▸ OBJECTIVE: Take the lines from the top down to and including the one with "DE UM PLANEJAMENTO" and repeat them exactly. Omit images.

▸ SUPPLIED INFORMATION:
• • • •

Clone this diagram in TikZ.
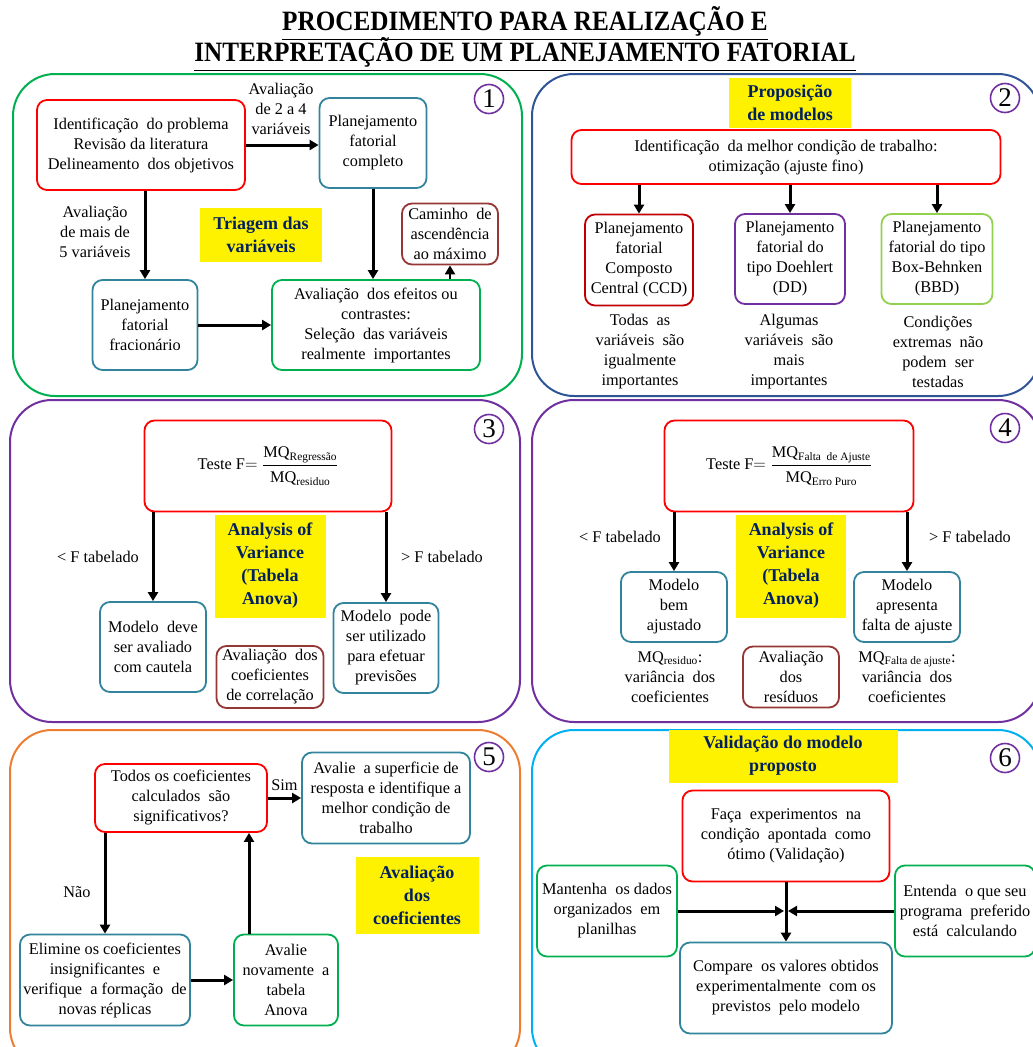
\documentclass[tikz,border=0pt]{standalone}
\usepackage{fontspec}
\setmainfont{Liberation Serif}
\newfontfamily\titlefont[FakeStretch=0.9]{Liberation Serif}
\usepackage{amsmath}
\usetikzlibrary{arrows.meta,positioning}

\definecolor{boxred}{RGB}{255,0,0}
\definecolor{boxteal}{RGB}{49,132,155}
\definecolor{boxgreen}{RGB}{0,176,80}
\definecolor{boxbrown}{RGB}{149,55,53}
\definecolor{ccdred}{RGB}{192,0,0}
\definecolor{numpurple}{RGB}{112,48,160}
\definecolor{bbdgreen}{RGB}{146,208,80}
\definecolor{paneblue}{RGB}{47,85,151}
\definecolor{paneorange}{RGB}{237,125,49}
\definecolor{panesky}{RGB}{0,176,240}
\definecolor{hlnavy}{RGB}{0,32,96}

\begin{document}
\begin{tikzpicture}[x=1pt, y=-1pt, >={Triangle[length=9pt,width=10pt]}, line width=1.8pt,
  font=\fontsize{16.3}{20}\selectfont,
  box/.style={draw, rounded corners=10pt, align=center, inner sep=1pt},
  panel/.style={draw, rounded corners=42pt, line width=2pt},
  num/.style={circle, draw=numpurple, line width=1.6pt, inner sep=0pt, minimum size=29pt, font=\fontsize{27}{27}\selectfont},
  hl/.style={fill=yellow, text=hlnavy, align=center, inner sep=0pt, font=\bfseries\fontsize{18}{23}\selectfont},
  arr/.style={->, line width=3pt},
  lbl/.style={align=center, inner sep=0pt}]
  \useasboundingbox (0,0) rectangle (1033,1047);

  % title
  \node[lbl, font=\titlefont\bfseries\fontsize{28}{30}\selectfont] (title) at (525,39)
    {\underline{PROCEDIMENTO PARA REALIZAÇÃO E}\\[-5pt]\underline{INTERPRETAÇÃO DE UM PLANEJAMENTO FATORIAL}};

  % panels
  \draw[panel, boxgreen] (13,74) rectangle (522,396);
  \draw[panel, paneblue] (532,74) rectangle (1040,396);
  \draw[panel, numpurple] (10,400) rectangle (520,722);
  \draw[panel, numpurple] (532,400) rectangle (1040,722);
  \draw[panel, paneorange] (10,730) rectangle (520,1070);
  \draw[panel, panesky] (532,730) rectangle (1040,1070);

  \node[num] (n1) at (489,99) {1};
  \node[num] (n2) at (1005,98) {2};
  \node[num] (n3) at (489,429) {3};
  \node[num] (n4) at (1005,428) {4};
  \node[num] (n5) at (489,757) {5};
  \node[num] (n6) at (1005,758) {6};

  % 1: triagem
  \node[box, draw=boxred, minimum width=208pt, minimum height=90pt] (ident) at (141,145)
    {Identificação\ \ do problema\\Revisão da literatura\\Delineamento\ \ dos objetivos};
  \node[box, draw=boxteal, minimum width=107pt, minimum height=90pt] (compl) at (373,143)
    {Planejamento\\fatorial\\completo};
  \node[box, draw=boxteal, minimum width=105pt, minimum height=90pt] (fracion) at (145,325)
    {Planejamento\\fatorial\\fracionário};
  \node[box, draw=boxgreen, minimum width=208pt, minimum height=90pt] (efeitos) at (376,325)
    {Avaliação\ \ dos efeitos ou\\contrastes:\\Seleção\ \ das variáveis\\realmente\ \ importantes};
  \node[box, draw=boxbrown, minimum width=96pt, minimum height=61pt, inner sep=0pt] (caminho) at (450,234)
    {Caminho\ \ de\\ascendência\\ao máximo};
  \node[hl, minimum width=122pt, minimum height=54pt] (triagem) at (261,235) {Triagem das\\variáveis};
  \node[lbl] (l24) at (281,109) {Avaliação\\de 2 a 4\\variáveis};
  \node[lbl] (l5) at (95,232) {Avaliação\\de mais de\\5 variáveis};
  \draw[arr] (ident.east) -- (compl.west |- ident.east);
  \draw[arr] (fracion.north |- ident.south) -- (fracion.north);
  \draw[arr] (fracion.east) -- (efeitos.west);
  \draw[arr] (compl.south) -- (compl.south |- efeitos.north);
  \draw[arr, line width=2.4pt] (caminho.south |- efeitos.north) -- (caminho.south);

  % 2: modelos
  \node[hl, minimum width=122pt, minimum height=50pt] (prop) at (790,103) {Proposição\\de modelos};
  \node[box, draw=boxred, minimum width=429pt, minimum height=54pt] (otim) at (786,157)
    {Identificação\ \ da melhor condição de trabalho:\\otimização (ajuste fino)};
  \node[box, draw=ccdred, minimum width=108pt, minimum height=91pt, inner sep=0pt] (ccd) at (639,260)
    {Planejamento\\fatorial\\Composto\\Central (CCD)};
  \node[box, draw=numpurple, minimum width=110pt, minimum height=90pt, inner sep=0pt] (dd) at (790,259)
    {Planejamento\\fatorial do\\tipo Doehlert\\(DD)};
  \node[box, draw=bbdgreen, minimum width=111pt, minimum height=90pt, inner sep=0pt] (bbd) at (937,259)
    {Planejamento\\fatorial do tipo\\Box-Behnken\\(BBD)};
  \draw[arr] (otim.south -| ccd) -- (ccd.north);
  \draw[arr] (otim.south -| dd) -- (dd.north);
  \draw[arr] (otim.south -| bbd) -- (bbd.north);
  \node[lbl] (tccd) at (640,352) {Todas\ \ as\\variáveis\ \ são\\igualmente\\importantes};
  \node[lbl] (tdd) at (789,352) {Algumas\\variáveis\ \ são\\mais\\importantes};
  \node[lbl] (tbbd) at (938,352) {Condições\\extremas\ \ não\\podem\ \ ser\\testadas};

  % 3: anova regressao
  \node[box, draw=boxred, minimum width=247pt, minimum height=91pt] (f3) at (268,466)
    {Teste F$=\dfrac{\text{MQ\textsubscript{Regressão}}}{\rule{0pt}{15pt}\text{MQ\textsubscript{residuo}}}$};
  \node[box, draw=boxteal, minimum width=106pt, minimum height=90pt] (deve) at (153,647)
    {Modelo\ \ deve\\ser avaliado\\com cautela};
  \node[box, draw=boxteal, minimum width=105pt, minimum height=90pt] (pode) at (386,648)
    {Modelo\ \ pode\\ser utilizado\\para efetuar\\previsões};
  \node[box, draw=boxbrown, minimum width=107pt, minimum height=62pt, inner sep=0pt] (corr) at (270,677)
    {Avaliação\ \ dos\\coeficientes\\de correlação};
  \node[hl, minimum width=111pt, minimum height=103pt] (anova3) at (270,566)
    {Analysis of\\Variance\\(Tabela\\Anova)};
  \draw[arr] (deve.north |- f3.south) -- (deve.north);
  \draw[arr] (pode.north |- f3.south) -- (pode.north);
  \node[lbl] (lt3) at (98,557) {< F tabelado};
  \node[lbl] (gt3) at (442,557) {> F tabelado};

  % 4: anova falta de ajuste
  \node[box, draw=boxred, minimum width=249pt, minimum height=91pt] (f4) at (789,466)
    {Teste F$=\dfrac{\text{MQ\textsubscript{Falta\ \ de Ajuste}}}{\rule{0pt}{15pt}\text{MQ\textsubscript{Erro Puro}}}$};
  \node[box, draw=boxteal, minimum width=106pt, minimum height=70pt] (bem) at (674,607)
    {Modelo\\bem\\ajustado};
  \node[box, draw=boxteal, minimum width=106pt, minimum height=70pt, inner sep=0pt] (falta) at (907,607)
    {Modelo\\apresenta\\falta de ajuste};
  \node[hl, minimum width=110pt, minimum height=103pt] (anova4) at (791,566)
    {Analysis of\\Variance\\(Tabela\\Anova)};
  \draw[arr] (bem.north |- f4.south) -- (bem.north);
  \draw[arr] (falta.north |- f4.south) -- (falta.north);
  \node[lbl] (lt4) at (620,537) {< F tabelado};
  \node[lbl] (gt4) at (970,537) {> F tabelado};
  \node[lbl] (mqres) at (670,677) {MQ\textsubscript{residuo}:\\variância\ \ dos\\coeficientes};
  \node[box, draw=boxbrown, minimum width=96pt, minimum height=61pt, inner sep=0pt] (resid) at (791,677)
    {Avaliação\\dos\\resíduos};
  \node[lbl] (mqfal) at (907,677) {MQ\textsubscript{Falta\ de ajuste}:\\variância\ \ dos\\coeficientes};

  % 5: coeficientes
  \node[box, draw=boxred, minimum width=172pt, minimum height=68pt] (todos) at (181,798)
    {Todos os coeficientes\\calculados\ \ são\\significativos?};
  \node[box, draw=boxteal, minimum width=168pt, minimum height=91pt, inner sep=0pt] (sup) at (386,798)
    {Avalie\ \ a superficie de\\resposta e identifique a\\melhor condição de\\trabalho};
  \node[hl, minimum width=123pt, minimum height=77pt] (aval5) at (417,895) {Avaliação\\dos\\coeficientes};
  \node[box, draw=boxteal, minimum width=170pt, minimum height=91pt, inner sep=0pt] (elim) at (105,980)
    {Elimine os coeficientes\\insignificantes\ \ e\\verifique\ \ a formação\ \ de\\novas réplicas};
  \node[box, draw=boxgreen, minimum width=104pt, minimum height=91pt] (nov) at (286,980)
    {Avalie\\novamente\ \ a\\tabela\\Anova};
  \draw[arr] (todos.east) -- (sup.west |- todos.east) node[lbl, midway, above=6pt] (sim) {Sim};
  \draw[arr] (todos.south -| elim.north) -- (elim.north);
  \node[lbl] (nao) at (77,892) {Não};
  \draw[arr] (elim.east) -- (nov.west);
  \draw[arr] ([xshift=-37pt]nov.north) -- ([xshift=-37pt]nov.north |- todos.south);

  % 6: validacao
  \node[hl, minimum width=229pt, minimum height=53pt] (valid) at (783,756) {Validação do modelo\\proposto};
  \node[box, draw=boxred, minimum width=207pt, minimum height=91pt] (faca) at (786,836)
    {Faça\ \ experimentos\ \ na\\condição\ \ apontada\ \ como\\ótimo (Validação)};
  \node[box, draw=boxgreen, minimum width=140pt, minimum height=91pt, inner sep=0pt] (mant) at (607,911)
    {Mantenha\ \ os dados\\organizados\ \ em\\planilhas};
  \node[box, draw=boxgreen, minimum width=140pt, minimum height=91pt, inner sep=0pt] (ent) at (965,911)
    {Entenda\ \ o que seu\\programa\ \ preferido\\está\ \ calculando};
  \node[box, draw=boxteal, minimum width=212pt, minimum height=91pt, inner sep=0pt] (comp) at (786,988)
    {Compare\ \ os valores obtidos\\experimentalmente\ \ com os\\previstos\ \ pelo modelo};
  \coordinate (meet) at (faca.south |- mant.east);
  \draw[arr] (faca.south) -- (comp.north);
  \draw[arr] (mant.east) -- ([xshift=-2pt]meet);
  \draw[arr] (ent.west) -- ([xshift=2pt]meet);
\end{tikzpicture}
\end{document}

• • • •

▸ SOLUTION TO THE PROBLEM:
Clone this diagram in TikZ.
\documentclass[tikz,border=0pt]{standalone}
\usepackage{fontspec}
\setmainfont{Liberation Serif}
\newfontfamily\titlefont[FakeStretch=0.9]{Liberation Serif}
\usepackage{amsmath}
\usetikzlibrary{arrows.meta,positioning}

\definecolor{boxred}{RGB}{255,0,0}
\definecolor{boxteal}{RGB}{49,132,155}
\definecolor{boxgreen}{RGB}{0,176,80}
\definecolor{boxbrown}{RGB}{149,55,53}
\definecolor{ccdred}{RGB}{192,0,0}
\definecolor{numpurple}{RGB}{112,48,160}
\definecolor{bbdgreen}{RGB}{146,208,80}
\definecolor{paneblue}{RGB}{47,85,151}
\definecolor{paneorange}{RGB}{237,125,49}
\definecolor{panesky}{RGB}{0,176,240}
\definecolor{hlnavy}{RGB}{0,32,96}

\begin{document}
\begin{tikzpicture}[x=1pt, y=-1pt, >={Triangle[length=9pt,width=10pt]}, line width=1.8pt,
  font=\fontsize{16.3}{20}\selectfont,
  box/.style={draw, rounded corners=10pt, align=center, inner sep=1pt},
  panel/.style={draw, rounded corners=42pt, line width=2pt},
  num/.style={circle, draw=numpurple, line width=1.6pt, inner sep=0pt, minimum size=29pt, font=\fontsize{27}{27}\selectfont},
  hl/.style={fill=yellow, text=hlnavy, align=center, inner sep=0pt, font=\bfseries\fontsize{18}{23}\selectfont},
  arr/.style={->, line width=3pt},
  lbl/.style={align=center, inner sep=0pt}]
  \useasboundingbox (0,0) rectangle (1033,1047);

  % title
  \node[lbl, font=\titlefont\bfseries\fontsize{28}{30}\selectfont] (title) at (525,39)
    {\underline{PROCEDIMENTO PARA REALIZAÇÃO E}\\[-5pt]\underline{INTERPRETAÇÃO DE UM PLANEJAMENTO FATORIAL}};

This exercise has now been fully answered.